The casual reader might say, "so what," and breeze past the article. After all, any Olympic Games is bound to garner a host of logistics and aesthetics complaints from athletes, coaches, media, and tourists on a whole host of things. But the substance of the story is not so much on the subjective and sometimes picayune complaints of athletes and coaches but rather in the tightly-restricted manner in which the Communist Chinese government is providing for the spirital welfare of the Olympians.

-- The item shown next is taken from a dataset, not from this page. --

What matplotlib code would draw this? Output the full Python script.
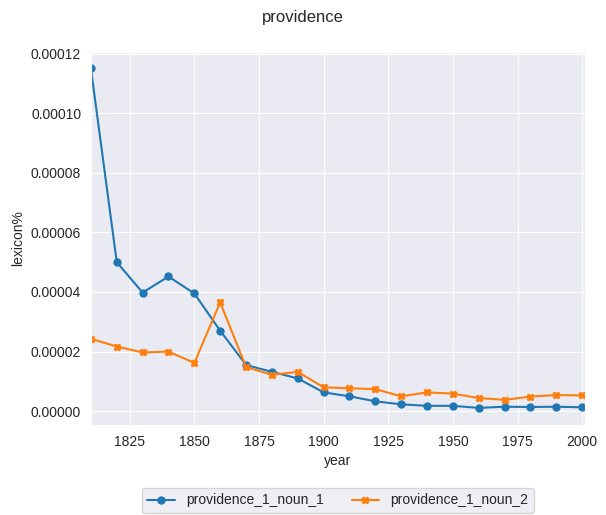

For example, Cha reported that (emphasis mine):
Previous Olympic hosts welcomed foreign chaplains, but China has banned them from living with the athletes. It has instead pledged that it will provide equivalent services from its pool of state-employed pastors, imams and other clerics.
[...]
The quality of the religious services center came into sharper focus on Saturday after the fatal attack against Todd Bachman, the father-in-law of the coach of the U.S. men's volleyball team, at a popular tourist spot in Beijing. To help athletes with their grief, the U.S. team had to scramble for official permission to get a chaplain who spoke English fluently into the village.
Cha noted that the government's insistence on controlling who ministers to the athletes means that while athletes have freedom to worship, they must make do with government-employed clergy that in many cases are not fluent in their respective languages or accustomed to counseling athletes:
In Athens in 2004, more than 100 religious leaders speaking several dozen languages were stationed in the Olympic Village. Many had extensive experience counseling elite athletes facing extreme pressure.
While China held its ground on foreign clerics, it promised that it would provide its own chaplains and that athletes would be allowed to worship just as they would in their home countries.
But visitors to the center say that the majority of the 65 staff members there are student volunteers and that, at best, they can speak broken English, French, Italian, Korean and Arabic. All are Chinese.